Insurance adjusters are bringing more drones with them than ever before as they head to Texas to assess the damage from Harvey.
Companies are using the drones on a much larger scale to record images, save time and spare human adjusters from venturing into potentially unsafe areas. Insurers have increased their fleets since the Federal Aviation Administration eased some restrictions a year ago, and tried them out in areas of the southeastern U.S. hit by Hurricane Matthew last October.
Travelers Insurance, based in Hartford, had 65 certified drone pilots as of Friday among the 600 employees deployed to the Houston area. Claims specialist Laura Shell, who will be in Texas this week, spent last week at the company’s training center in Windsor, Connecticut, learning how to pilot drones.
“This is great,” said Shell, 55, of Lexington, Virginia, whose job typically has involves climbing a lot of ladders. “It’s going to allow me to get a look into areas that aren’t easily accessible and onto roofs and do it quickly.”
The drones will dramatically cut the time it takes to assess damage, according to Jim Wucherpfennig, vice president of claims for Travelers. The company has trained 300 employees as certified drone operators and expects to have about 600 by early 2018, he said.
Instead of making two or three trips to a house, often with an outside contractor trained in setting up scaffolds and ladders, the adjusters will now be able to do detailed exterior inspections in one trip. The drone’s camera is linked to an application on the employee’s phone, allowing them to take measurements and shoot high-definition photos and videos, often while the customer looks on.
The drones do have limitations. They cannot fly in heavy wind or rain, and they cannot go inside homes to inspect damage.

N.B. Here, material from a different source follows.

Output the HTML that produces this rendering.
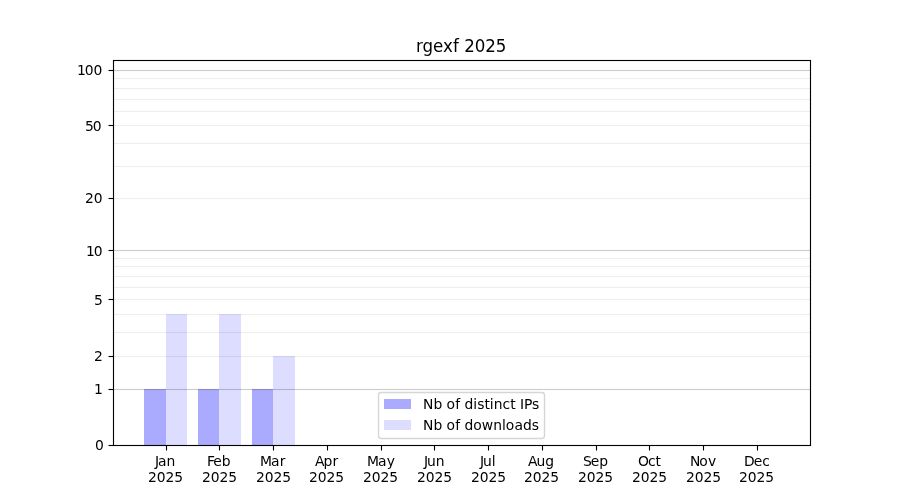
<!DOCTYPE html>
<html lang="en">
<head>
<meta charset="utf-8">
<title>rgexf 2025</title>
<style>
html,body{margin:0;padding:0;background:#fff;}
body{width:900px;height:500px;overflow:hidden;}
svg{display:block;will-change:transform;}
text{font-family:"DejaVu Sans", "Liberation Sans", sans-serif;fill:#000;}
.t{font-size:13.889px;}
.ttl{font-size:16.667px;}
</style>
</head>
<body>
<svg width="900" height="500" viewBox="0 0 900 500">
<rect x="0" y="0" width="900" height="500" fill="#ffffff"/>
<g shape-rendering="crispEdges">
<rect x="144" y="389" width="22" height="56" fill="#aaaaff"/>
<rect x="198" y="389" width="21" height="56" fill="#aaaaff"/>
<rect x="252" y="389" width="21" height="56" fill="#aaaaff"/>
<rect x="166" y="314" width="21" height="131" fill="#ddddff"/>
<rect x="219" y="314" width="22" height="131" fill="#ddddff"/>
<rect x="273" y="356" width="22" height="89" fill="#ddddff"/>
</g>
<g fill="#000" shape-rendering="crispEdges">
<rect x="113" y="388" width="697" height="3" fill-opacity="0.012"/><rect x="113" y="389" width="697" height="1" fill-opacity="0.1874"/>
<rect x="113" y="355" width="697" height="3" fill-opacity="0.004"/><rect x="113" y="356" width="697" height="1" fill-opacity="0.0620"/>
<rect x="113" y="331" width="697" height="3" fill-opacity="0.004"/><rect x="113" y="332" width="697" height="1" fill-opacity="0.0620"/>
<rect x="113" y="313" width="697" height="3" fill-opacity="0.004"/><rect x="113" y="314" width="697" height="1" fill-opacity="0.0620"/>
<rect x="113" y="298" width="697" height="3" fill-opacity="0.004"/><rect x="113" y="299" width="697" height="1" fill-opacity="0.0620"/>
<rect x="113" y="286" width="697" height="3" fill-opacity="0.004"/><rect x="113" y="287" width="697" height="1" fill-opacity="0.0620"/>
<rect x="113" y="275" width="697" height="3" fill-opacity="0.004"/><rect x="113" y="276" width="697" height="1" fill-opacity="0.0620"/>
<rect x="113" y="265" width="697" height="3" fill-opacity="0.004"/><rect x="113" y="266" width="697" height="1" fill-opacity="0.0620"/>
<rect x="113" y="257" width="697" height="3" fill-opacity="0.004"/><rect x="113" y="258" width="697" height="1" fill-opacity="0.0620"/>
<rect x="113" y="249" width="697" height="3" fill-opacity="0.012"/><rect x="113" y="250" width="697" height="1" fill-opacity="0.1874"/>
<rect x="113" y="197" width="697" height="3" fill-opacity="0.004"/><rect x="113" y="198" width="697" height="1" fill-opacity="0.0620"/>
<rect x="113" y="165" width="697" height="3" fill-opacity="0.004"/><rect x="113" y="166" width="697" height="1" fill-opacity="0.0620"/>
<rect x="113" y="142" width="697" height="3" fill-opacity="0.004"/><rect x="113" y="143" width="697" height="1" fill-opacity="0.0620"/>
<rect x="113" y="124" width="697" height="3" fill-opacity="0.004"/><rect x="113" y="125" width="697" height="1" fill-opacity="0.0620"/>
<rect x="113" y="110" width="697" height="3" fill-opacity="0.004"/><rect x="113" y="111" width="697" height="1" fill-opacity="0.0620"/>
<rect x="113" y="98" width="697" height="3" fill-opacity="0.004"/><rect x="113" y="99" width="697" height="1" fill-opacity="0.0620"/>
<rect x="113" y="87" width="697" height="3" fill-opacity="0.004"/><rect x="113" y="88" width="697" height="1" fill-opacity="0.0620"/>
<rect x="113" y="77" width="697" height="3" fill-opacity="0.004"/><rect x="113" y="78" width="697" height="1" fill-opacity="0.0620"/>
<rect x="113" y="69" width="697" height="3" fill-opacity="0.012"/><rect x="113" y="70" width="697" height="1" fill-opacity="0.1874"/>
</g>
<g stroke="#000" stroke-width="1.111" fill="none">
<line x1="166.5" y1="445.5" x2="166.5" y2="450.5"/>
<line x1="219.5" y1="445.5" x2="219.5" y2="450.5"/>
<line x1="273.5" y1="445.5" x2="273.5" y2="450.5"/>
<line x1="327.5" y1="445.5" x2="327.5" y2="450.5"/>
<line x1="381.5" y1="445.5" x2="381.5" y2="450.5"/>
<line x1="434.5" y1="445.5" x2="434.5" y2="450.5"/>
<line x1="488.5" y1="445.5" x2="488.5" y2="450.5"/>
<line x1="542.5" y1="445.5" x2="542.5" y2="450.5"/>
<line x1="596.5" y1="445.5" x2="596.5" y2="450.5"/>
<line x1="649.5" y1="445.5" x2="649.5" y2="450.5"/>
<line x1="703.5" y1="445.5" x2="703.5" y2="450.5"/>
<line x1="757.5" y1="445.5" x2="757.5" y2="450.5"/>
<line x1="108.5" y1="445.5" x2="113.5" y2="445.5"/>
<line x1="108.5" y1="389.5" x2="113.5" y2="389.5"/>
<line x1="108.5" y1="356.5" x2="113.5" y2="356.5"/>
<line x1="108.5" y1="299.5" x2="113.5" y2="299.5"/>
<line x1="108.5" y1="250.5" x2="113.5" y2="250.5"/>
<line x1="108.5" y1="198.5" x2="113.5" y2="198.5"/>
<line x1="108.5" y1="125.5" x2="113.5" y2="125.5"/>
<line x1="108.5" y1="70.5" x2="113.5" y2="70.5"/>
<rect x="113.5" y="60.5" width="697" height="385" stroke-linejoin="miter"/>
</g>
<text class="t" x="155 158.08 166.6" y="465.53">Jan</text>
<text class="t" x="148.04 156.86 165.43 174.26" y="481.58">2025</text>
<text class="t" x="206.9 213.37 221.65" y="465.53">Feb</text>
<text class="t" x="202.03 210.85 219.42 228.25" y="481.58">2025</text>
<text class="t" x="260.08 271.05 279.8" y="465.53">Mar</text>
<text class="t" x="256.01 264.83 273.4 282.23" y="481.58">2025</text>
<text class="t" x="314.9 323.39 332.45" y="465.53">Apr</text>
<text class="t" x="309 317.82 326.39 335.22" y="481.58">2025</text>
<text class="t" x="367.06 378.02 386.77" y="465.53">May</text>
<text class="t" x="362.99 371.81 380.38 389.21" y="481.58">2025</text>
<text class="t" x="424.04 427.11 435.66" y="465.53">Jun</text>
<text class="t" x="416.97 425.79 434.61 443.19" y="481.58">2025</text>
<text class="t" x="479.99 483.07 491.87" y="465.53">Jul</text>
<text class="t" x="470.96 479.78 488.6 497.18" y="481.58">2025</text>
<text class="t" x="528.05 536.54 545.33" y="465.53">Aug</text>
<text class="t" x="523.94 532.76 541.58 550.16" y="481.58">2025</text>
<text class="t" x="583.01 590.81 599.36" y="465.53">Sep</text>
<text class="t" x="577.93 586.75 595.57 604.15" y="481.58">2025</text>
<text class="t" x="638.08 647.99 655.38" y="465.53">Oct</text>
<text class="t" x="631.92 640.74 649.56 658.14" y="481.58">2025</text>
<text class="t" x="690.01 699.14 708.12" y="465.53">Nov</text>
<text class="t" x="685.9 694.72 703.54 712.37" y="481.58">2025</text>
<text class="t" x="744.12 753.79 762.34" y="465.53">Dec</text>
<text class="t" x="738.89 747.71 756.53 765.36" y="481.58">2025</text>
<text class="t" x="94.95" y="449.53">0</text>
<text class="t" x="93.95" y="393.68">1</text>
<text class="t" x="93.95" y="360.72">2</text>
<text class="t" x="93.95" y="304.63">5</text>
<text class="t" x="86.12 93.69" y="255.6">10</text>
<text class="t" x="85.12 93.69" y="202.54">20</text>
<text class="t" x="85.12 92.69" y="130.66">50</text>
<text class="t" x="77.05 84.86 93.44" y="74.62">100</text>
<text class="ttl" transform="translate(0 51.67) scale(1 1.02)" x="416 422.55 433.12 443.08 452.94 458.8 464.34 474.69 485.15 495.63" y="0">rgexf 2025</text>
<rect x="378.5" y="392.5" width="166" height="46" rx="2.78" ry="2.78" fill="#fff" fill-opacity="0.8" stroke="#ccc" stroke-opacity="0.8" stroke-width="1.389"/>
<g shape-rendering="crispEdges"><rect x="384" y="399" width="27" height="10" fill="#aaaaff"/><rect x="384" y="420" width="27" height="10" fill="#ddddff"/></g>
<text class="t" x="423 433.38 442.17 446.59 455.33 459.97 464.38 473.19 477.28 484.52 489.7 493.81 502.61 510.23 515.42 520.08 523.92 532.05" y="408.73">Nb of distinct IPs</text>
<text class="t" x="423 433.38 442.17 446.59 455.33 459.97 464.38 473.19 481.67 493.27 502.06 505.67 514.41 522.91 531.72" y="429.61">Nb of downloads</text>
</svg>
</body>
</html>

That’s one reason State Farm has decided, for now, not to use its drone fleet in Houston, spokesman Chris Pilcic said.
“With the damages caused by Hurricane Harvey, our claims adjusters will likely need to inspect both the interior and exterior of the home to assess coverage and damages,” he said. “For this situation, we find that the best way to service our customers and evaluate coverage and damages is through on-the-ground claims handling.”
Most major insurers now have a fleet of drones, and the technology has become so inexpensive that even smaller companies are beginning to use it, according to Jim Whittle, chief claims counsel for the American Insurance Association. He said the benefits were evident in the response to Hurricane Matthew.
“If you had a good line of sight, for example, but you were stopped by nature or law enforcement from entering an area, you could put a drone in the area and get access to that property,” he said. “That could demonstrate immediately that that was a property that had considerable wind damage, let’s say, and allow the insurer to cut a check.”
Allstate has contracted with a third-party drone operator to do hundreds of inspections a day in the Houston area, spokesman Justin Herndon said. The company also is using fixed-winged aircraft, equipped with artificial intelligence technology, to assess damage to the entire region, comparing images from before and after the storm, he said.
“This is the widest-scale use of drones that we’ve ever been a part of to date,” he said.
People will use the information from the drones and planes to help make their estimates, Herndon said, but the technology won’t take the place of adjusters. Wucherpfennig concurred, saying Travelers claims specialists will almost always do an on-the-ground inspection to get a final written estimate. But, he said, the drones give them a head start.
“It’s all about getting the customer back on their feet more quickly, paying them more quickly so they can get their damages repaired as quickly as possible.”